* [Task prompt] Reproduce each line exactly. Skip none.

* [Data shown]
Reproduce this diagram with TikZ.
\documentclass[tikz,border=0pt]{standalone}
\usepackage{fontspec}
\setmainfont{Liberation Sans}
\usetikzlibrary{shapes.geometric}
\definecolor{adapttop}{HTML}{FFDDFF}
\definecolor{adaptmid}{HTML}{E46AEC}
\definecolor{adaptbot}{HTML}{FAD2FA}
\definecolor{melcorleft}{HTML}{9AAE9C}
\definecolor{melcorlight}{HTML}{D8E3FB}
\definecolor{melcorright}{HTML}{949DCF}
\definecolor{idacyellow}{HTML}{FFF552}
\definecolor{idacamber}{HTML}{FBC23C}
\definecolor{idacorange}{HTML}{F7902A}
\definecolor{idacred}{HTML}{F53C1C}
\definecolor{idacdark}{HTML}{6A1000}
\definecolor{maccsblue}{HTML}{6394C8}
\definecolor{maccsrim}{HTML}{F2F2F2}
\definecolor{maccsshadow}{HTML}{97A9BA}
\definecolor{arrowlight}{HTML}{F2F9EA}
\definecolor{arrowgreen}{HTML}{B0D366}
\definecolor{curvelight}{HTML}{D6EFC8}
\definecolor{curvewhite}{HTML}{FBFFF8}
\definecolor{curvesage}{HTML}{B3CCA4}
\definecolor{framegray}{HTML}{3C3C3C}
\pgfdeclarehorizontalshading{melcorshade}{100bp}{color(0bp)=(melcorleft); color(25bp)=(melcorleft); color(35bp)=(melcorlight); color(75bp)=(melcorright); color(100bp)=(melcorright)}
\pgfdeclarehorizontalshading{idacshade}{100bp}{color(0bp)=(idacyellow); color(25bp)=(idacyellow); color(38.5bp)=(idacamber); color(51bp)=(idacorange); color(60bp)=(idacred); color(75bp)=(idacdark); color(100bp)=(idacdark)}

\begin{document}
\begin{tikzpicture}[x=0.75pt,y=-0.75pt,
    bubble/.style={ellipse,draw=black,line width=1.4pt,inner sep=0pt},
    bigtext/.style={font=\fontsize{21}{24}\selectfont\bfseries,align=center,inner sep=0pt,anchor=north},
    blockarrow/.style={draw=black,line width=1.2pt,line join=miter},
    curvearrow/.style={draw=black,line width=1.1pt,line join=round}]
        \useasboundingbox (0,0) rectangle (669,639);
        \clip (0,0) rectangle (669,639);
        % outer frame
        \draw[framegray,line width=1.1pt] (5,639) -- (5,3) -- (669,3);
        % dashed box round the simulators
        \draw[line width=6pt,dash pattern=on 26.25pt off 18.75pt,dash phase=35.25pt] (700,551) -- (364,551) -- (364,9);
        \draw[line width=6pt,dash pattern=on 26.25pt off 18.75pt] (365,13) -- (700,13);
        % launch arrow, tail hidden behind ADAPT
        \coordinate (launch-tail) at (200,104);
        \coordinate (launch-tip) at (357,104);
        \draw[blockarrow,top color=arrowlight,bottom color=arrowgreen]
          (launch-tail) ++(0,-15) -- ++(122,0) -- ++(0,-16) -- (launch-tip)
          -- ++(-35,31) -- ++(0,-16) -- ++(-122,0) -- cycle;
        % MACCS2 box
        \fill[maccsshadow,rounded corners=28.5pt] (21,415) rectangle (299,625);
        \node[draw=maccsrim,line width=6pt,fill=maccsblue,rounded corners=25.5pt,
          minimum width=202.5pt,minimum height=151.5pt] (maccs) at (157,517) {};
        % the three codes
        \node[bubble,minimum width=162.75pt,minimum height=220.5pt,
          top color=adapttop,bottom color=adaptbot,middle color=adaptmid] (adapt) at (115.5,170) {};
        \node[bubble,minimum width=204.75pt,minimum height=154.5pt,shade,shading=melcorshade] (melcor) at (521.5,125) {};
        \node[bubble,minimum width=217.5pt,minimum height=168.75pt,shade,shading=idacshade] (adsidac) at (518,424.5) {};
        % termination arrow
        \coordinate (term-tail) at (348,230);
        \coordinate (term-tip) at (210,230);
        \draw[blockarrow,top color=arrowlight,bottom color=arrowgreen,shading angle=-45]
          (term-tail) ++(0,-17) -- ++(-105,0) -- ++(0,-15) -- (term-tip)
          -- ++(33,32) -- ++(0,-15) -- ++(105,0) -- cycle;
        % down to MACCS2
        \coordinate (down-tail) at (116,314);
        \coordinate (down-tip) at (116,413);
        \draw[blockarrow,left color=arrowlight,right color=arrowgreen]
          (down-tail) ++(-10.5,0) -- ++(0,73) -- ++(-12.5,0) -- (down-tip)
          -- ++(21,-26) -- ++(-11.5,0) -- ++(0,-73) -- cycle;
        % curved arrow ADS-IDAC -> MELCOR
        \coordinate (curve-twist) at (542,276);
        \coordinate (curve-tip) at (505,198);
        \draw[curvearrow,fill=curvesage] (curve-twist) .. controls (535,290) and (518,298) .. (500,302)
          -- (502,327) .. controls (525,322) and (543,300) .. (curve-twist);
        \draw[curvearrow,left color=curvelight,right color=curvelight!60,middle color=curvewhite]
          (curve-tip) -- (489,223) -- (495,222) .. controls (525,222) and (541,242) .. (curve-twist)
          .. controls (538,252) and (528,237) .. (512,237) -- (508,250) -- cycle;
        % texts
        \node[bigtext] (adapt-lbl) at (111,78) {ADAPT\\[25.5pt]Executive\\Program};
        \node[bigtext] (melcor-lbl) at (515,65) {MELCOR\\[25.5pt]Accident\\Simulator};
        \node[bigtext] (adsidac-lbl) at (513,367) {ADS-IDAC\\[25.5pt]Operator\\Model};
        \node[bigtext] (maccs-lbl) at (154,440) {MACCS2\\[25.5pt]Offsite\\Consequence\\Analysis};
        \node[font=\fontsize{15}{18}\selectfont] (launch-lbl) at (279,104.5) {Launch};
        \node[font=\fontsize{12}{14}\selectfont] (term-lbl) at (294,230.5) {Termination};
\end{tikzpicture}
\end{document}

* [Task result]
Reproduce this diagram with TikZ.
\documentclass[tikz,border=0pt]{standalone}
\usepackage{fontspec}
\setmainfont{Liberation Sans}
\usetikzlibrary{shapes.geometric}
\definecolor{adapttop}{HTML}{FFDDFF}
\definecolor{adaptmid}{HTML}{E46AEC}
\definecolor{adaptbot}{HTML}{FAD2FA}
\definecolor{melcorleft}{HTML}{9AAE9C}
\definecolor{melcorlight}{HTML}{D8E3FB}
\definecolor{melcorright}{HTML}{949DCF}
\definecolor{idacyellow}{HTML}{FFF552}
\definecolor{idacamber}{HTML}{FBC23C}
\definecolor{idacorange}{HTML}{F7902A}
\definecolor{idacred}{HTML}{F53C1C}
\definecolor{idacdark}{HTML}{6A1000}
\definecolor{maccsblue}{HTML}{6394C8}
\definecolor{maccsrim}{HTML}{F2F2F2}
\definecolor{maccsshadow}{HTML}{97A9BA}
\definecolor{arrowlight}{HTML}{F2F9EA}
\definecolor{arrowgreen}{HTML}{B0D366}
\definecolor{curvelight}{HTML}{D6EFC8}
\definecolor{curvewhite}{HTML}{FBFFF8}
\definecolor{curvesage}{HTML}{B3CCA4}
\definecolor{framegray}{HTML}{3C3C3C}
\pgfdeclarehorizontalshading{melcorshade}{100bp}{color(0bp)=(melcorleft); color(25bp)=(melcorleft); color(35bp)=(melcorlight); color(75bp)=(melcorright); color(100bp)=(melcorright)}
\pgfdeclarehorizontalshading{idacshade}{100bp}{color(0bp)=(idacyellow); color(25bp)=(idacyellow); color(38.5bp)=(idacamber); color(51bp)=(idacorange); color(60bp)=(idacred); color(75bp)=(idacdark); color(100bp)=(idacdark)}

\begin{document}
\begin{tikzpicture}[x=0.75pt,y=-0.75pt,
    bubble/.style={ellipse,draw=black,line width=1.4pt,inner sep=0pt},
    bigtext/.style={font=\fontsize{21}{24}\selectfont\bfseries,align=center,inner sep=0pt,anchor=north},
    blockarrow/.style={draw=black,line width=1.2pt,line join=miter},
    curvearrow/.style={draw=black,line width=1.1pt,line join=round}]
        \useasboundingbox (0,0) rectangle (669,639);
        \clip (0,0) rectangle (669,639);
        % outer frame
        \draw[framegray,line width=1.1pt] (5,639) -- (5,3) -- (669,3);
        % dashed box round the simulators
        \draw[line width=6pt,dash pattern=on 26.25pt off 18.75pt,dash phase=35.25pt] (700,551) -- (364,551) -- (364,9);
        \draw[line width=6pt,dash pattern=on 26.25pt off 18.75pt] (365,13) -- (700,13);
        % launch arrow, tail hidden behind ADAPT
        \coordinate (launch-tail) at (200,104);
        \coordinate (launch-tip) at (357,104);
        \draw[blockarrow,top color=arrowlight,bottom color=arrowgreen]
          (launch-tail) ++(0,-15) -- ++(122,0) -- ++(0,-16) -- (launch-tip)
          -- ++(-35,31) -- ++(0,-16) -- ++(-122,0) -- cycle;
        % MACCS2 box
        \fill[maccsshadow,rounded corners=28.5pt] (21,415) rectangle (299,625);
        \node[draw=maccsrim,line width=6pt,fill=maccsblue,rounded corners=25.5pt,
          minimum width=202.5pt,minimum height=151.5pt] (maccs) at (157,517) {};
        % the three codes
        \node[bubble,minimum width=162.75pt,minimum height=220.5pt,
          top color=adapttop,bottom color=adaptbot,middle color=adaptmid] (adapt) at (115.5,170) {};
        \node[bubble,minimum width=204.75pt,minimum height=154.5pt,shade,shading=melcorshade] (melcor) at (521.5,125) {};
        \node[bubble,minimum width=217.5pt,minimum height=168.75pt,shade,shading=idacshade] (adsidac) at (518,424.5) {};
        % termination arrow
        \coordinate (term-tail) at (348,230);
        \coordinate (term-tip) at (210,230);
        \draw[blockarrow,top color=arrowlight,bottom color=arrowgreen,shading angle=-45]
          (term-tail) ++(0,-17) -- ++(-105,0) -- ++(0,-15) -- (term-tip)
          -- ++(33,32) -- ++(0,-15) -- ++(105,0) -- cycle;
        % down to MACCS2
        \coordinate (down-tail) at (116,314);
        \coordinate (down-tip) at (116,413);
        \draw[blockarrow,left color=arrowlight,right color=arrowgreen]
          (down-tail) ++(-10.5,0) -- ++(0,73) -- ++(-12.5,0) -- (down-tip)
          -- ++(21,-26) -- ++(-11.5,0) -- ++(0,-73) -- cycle;
        % curved arrow ADS-IDAC -> MELCOR
        \coordinate (curve-twist) at (542,276);
        \coordinate (curve-tip) at (505,198);
        \draw[curvearrow,fill=curvesage] (curve-twist) .. controls (535,290) and (518,298) .. (500,302)
          -- (502,327) .. controls (525,322) and (543,300) .. (curve-twist);
        \draw[curvearrow,left color=curvelight,right color=curvelight!60,middle color=curvewhite]
          (curve-tip) -- (489,223) -- (495,222) .. controls (525,222) and (541,242) .. (curve-twist)
          .. controls (538,252) and (528,237) .. (512,237) -- (508,250) -- cycle;
        % texts
        \node[bigtext] (adapt-lbl) at (111,78) {ADAPT\\[25.5pt]Executive\\Program};
        \node[bigtext] (melcor-lbl) at (515,65) {MELCOR\\[25.5pt]Accident\\Simulator};
        \node[bigtext] (adsidac-lbl) at (513,367) {ADS-IDAC\\[25.5pt]Operator\\Model};
        \node[bigtext] (maccs-lbl) at (154,440) {MACCS2\\[25.5pt]Offsite\\Consequence\\Analysis};
        \node[font=\fontsize{15}{18}\selectfont] (launch-lbl) at (279,104.5) {Launch};
        \node[font=\fontsize{12}{14}\selectfont] (term-lbl) at (294,230.5) {Termination};
\end{tikzpicture}
\end{document}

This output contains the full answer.